The Congressional Record is available online from 1994.

cloakroom

Democratic and Republican cloakrooms adjacent to the Senate chamber serve as gathering places for party members to discuss chamber business privately.

C-SPAN: “What goes on in there? Food, phones, frivolity, and fights. They are noisy, smelly, and cramped spaces. The House cloakrooms both have snack bars (basic diner food, e.g. hot dogs, sandwiches, and soups, and yes, they have to pay), but when they’re still voting late into the night, it’s better than nothing. Senators don’t have snack bars, but Senate catering sends left-over food platters from receptions to the cloakrooms, so there is usually something to nosh on.”

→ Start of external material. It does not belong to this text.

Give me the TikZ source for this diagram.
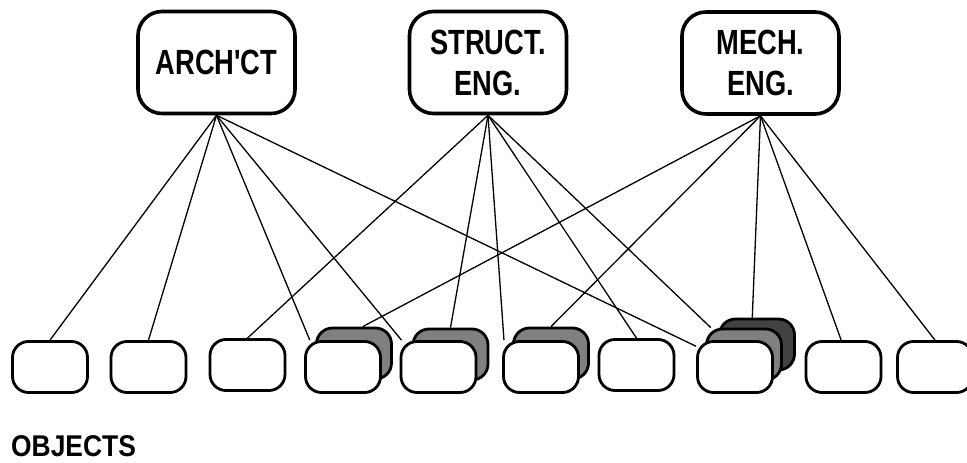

“All the cloakrooms have old-fashioned phone booths and the cloakroom staff tell Members which numbered booth they can use to take or make a call. There are stacks of flyers from the Whip offices about the floor schedule; from outside groups stating their position about that day’s votes, and copies of leadership Dear Colleague letters to their troops. The furnishings are modest, even a little shabby: large leather lounge chairs, sofas, and many ash-trays because that’s where all the serious smokers hang-out. Talk about a smoke-filled room, the cloakrooms are it! There are wall-mounted television sets and regular tiffs about the remote control. Sometimes sports events are favored over the floor proceedings occurring just on the other side of the door.”

cloture

The only procedure by which the U.S. Senate can vote to place a time limit on consideration of a bill or other matter, and thereby overcome a filibuster.

Under the cloture rule (Rule XXII), the Senate may limit consideration of a pending matter to 30 additional hours, but only by vote of three-fifths of the full Senate, normally 60 votes.